Exercise details – Return the material exactly as supplied, apart from the pictures, which are omitted.

Given material –
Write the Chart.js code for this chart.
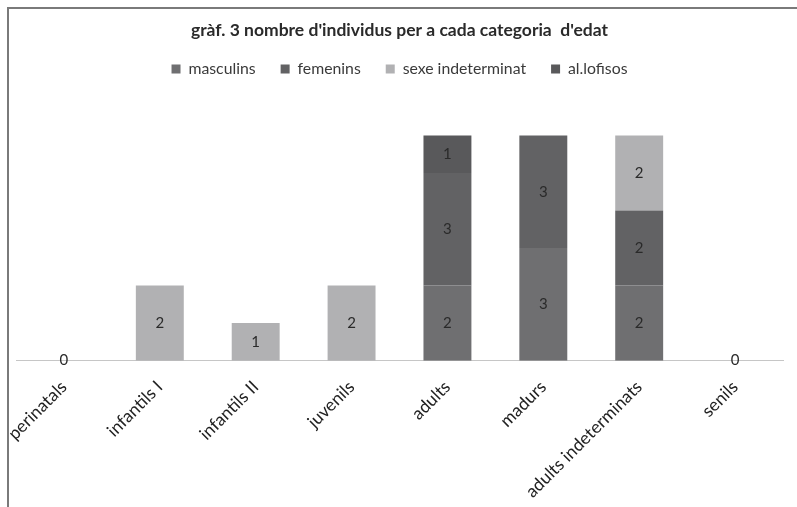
<!DOCTYPE html>
<html>
<head>
<meta charset="utf-8">
<script src="https://cdn.jsdelivr.net/npm/chart.js"></script>
<title>gràf. 3</title>
<style>
  body { margin: 0; background: #fff; }
  #frame { position: absolute; left: 7px; top: 7px; width: 788px; height: 498px;
           border-top: 2px solid #7a7a7a; border-left: 2px solid #7a7a7a; }
  #frame canvas { display: block; }
</style>
</head>
<body>
<div id="frame"><canvas id="myChart" width="788" height="498"></canvas></div>

<script>
// categories d'edat
const categories = ['perinatals', 'infantils I', 'infantils II', 'juvenils', 'adults', 'madurs', 'adults indeterminats', 'senils'];
// nombre d'individus per serie
const masculins = [0, null, null, null, 2, 3, 2, 0];
const femenins = [null, null, null, null, 3, 3, 2, null];
const sexeIndeterminat = [null, 2, 1, 2, null, null, 2, null];
const allofisos = [null, null, null, null, 1, null, null, null];

// etiquetes de valor dins de cada segment
const valueLabels = {
  id: 'valueLabels',
  afterDatasetsDraw(chart) {
    const ctx = chart.ctx;
    ctx.save();
    ctx.font = '15px Lato';
    ctx.fillStyle = '#2a2a2a';
    ctx.textAlign = 'center';
    ctx.textBaseline = 'middle';
    chart.data.datasets.forEach((ds, i) => {
      const meta = chart.getDatasetMeta(i);
      meta.data.forEach((bar, j) => {
        const v = ds.data[j];
        if (v === null) return;
        const y = v === 0 ? bar.y : (bar.y + bar.base) / 2;
        ctx.fillText(v, bar.x, y);
      });
    });
    ctx.restore();
  }
};

const ctx = document.getElementById('myChart');
new Chart(ctx, {
  type: 'bar',
  data: {
    labels: categories,
    datasets: [
      { label: 'masculins', data: masculins, backgroundColor: '#6f6f71' },
      { label: 'femenins', data: femenins, backgroundColor: '#626264' },
      { label: 'sexe indeterminat', data: sexeIndeterminat, backgroundColor: '#b1b1b3' },
      { label: 'al.lofisos', data: allofisos, backgroundColor: '#59595b' }
    ]
  },
  options: {
    responsive: false,
    animation: false,
    devicePixelRatio: 1,
    layout: { padding: { left: 7, right: 14, top: 4, bottom: -3 } },
    datasets: { bar: { barPercentage: 0.5, categoryPercentage: 1, borderWidth: 0 } },
    scales: {
      x: {
        stacked: true,
        grid: { display: false },
        border: { color: '#c6c6c6', width: 1 },
        ticks: { minRotation: 45, maxRotation: 45, color: '#222', font: { family: 'Lato', size: 17.5 }, padding: 8 },
        afterFit: (scale) => { scale.paddingLeft = 0; scale.paddingRight = 0; }
      },
      y: { stacked: true, display: false, min: 0, max: 7.3 }
    },
    plugins: {
      title: {
        display: true,
        text: "gràf. 3 nombre d'individus per a cada categoria  d'edat",
        color: '#2a2a2a',
        font: { family: 'Lato', size: 17.5, weight: 'bold' },
        padding: { top: 7, bottom: -5 }
      },
      legend: {
        position: 'top',
        labels: { boxWidth: 9, boxHeight: 9, color: '#3a3a3a', font: { family: 'Lato', size: 15.8 }, padding: 25 }
      },
      tooltip: { enabled: false }
    }
  },
  plugins: [valueLabels]
});
</script>
</body>
</html>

Expected answer –
Write the Chart.js code for this chart.
<!DOCTYPE html>
<html>
<head>
<meta charset="utf-8">
<script src="https://cdn.jsdelivr.net/npm/chart.js"></script>
<title>gràf. 3</title>
<style>
  body { margin: 0; background: #fff; }
  #frame { position: absolute; left: 7px; top: 7px; width: 788px; height: 498px;
           border-top: 2px solid #7a7a7a; border-left: 2px solid #7a7a7a; }
  #frame canvas { display: block; }
</style>
</head>
<body>
<div id="frame"><canvas id="myChart" width="788" height="498"></canvas></div>

<script>
// categories d'edat
const categories = ['perinatals', 'infantils I', 'infantils II', 'juvenils', 'adults', 'madurs', 'adults indeterminats', 'senils'];
// nombre d'individus per serie
const masculins = [0, null, null, null, 2, 3, 2, 0];
const femenins = [null, null, null, null, 3, 3, 2, null];
const sexeIndeterminat = [null, 2, 1, 2, null, null, 2, null];
const allofisos = [null, null, null, null, 1, null, null, null];

// etiquetes de valor dins de cada segment
const valueLabels = {
  id: 'valueLabels',
  afterDatasetsDraw(chart) {
    const ctx = chart.ctx;
    ctx.save();
    ctx.font = '15px Lato';
    ctx.fillStyle = '#2a2a2a';
    ctx.textAlign = 'center';
    ctx.textBaseline = 'middle';
    chart.data.datasets.forEach((ds, i) => {
      const meta = chart.getDatasetMeta(i);
      meta.data.forEach((bar, j) => {
        const v = ds.data[j];
        if (v === null) return;
        const y = v === 0 ? bar.y : (bar.y + bar.base) / 2;
        ctx.fillText(v, bar.x, y);
      });
    });
    ctx.restore();
  }
};

const ctx = document.getElementById('myChart');
new Chart(ctx, {
  type: 'bar',
  data: {
    labels: categories,
    datasets: [
      { label: 'masculins', data: masculins, backgroundColor: '#6f6f71' },
      { label: 'femenins', data: femenins, backgroundColor: '#626264' },
      { label: 'sexe indeterminat', data: sexeIndeterminat, backgroundColor: '#b1b1b3' },
      { label: 'al.lofisos', data: allofisos, backgroundColor: '#59595b' }
    ]
  },
  options: {
    responsive: false,
    animation: false,
    devicePixelRatio: 1,
    layout: { padding: { left: 7, right: 14, top: 4, bottom: -3 } },
    datasets: { bar: { barPercentage: 0.5, categoryPercentage: 1, borderWidth: 0 } },
    scales: {
      x: {
        stacked: true,
        grid: { display: false },
        border: { color: '#c6c6c6', width: 1 },
        ticks: { minRotation: 45, maxRotation: 45, color: '#222', font: { family: 'Lato', size: 17.5 }, padding: 8 },
        afterFit: (scale) => { scale.paddingLeft = 0; scale.paddingRight = 0; }
      },
      y: { stacked: true, display: false, min: 0, max: 7.3 }
    },
    plugins: {
      title: {
        display: true,
        text: "gràf. 3 nombre d'individus per a cada categoria  d'edat",
        color: '#2a2a2a',
        font: { family: 'Lato', size: 17.5, weight: 'bold' },
        padding: { top: 7, bottom: -5 }
      },
      legend: {
        position: 'top',
        labels: { boxWidth: 9, boxHeight: 9, color: '#3a3a3a', font: { family: 'Lato', size: 15.8 }, padding: 25 }
      },
      tooltip: { enabled: false }
    }
  },
  plugins: [valueLabels]
});
</script>
</body>
</html>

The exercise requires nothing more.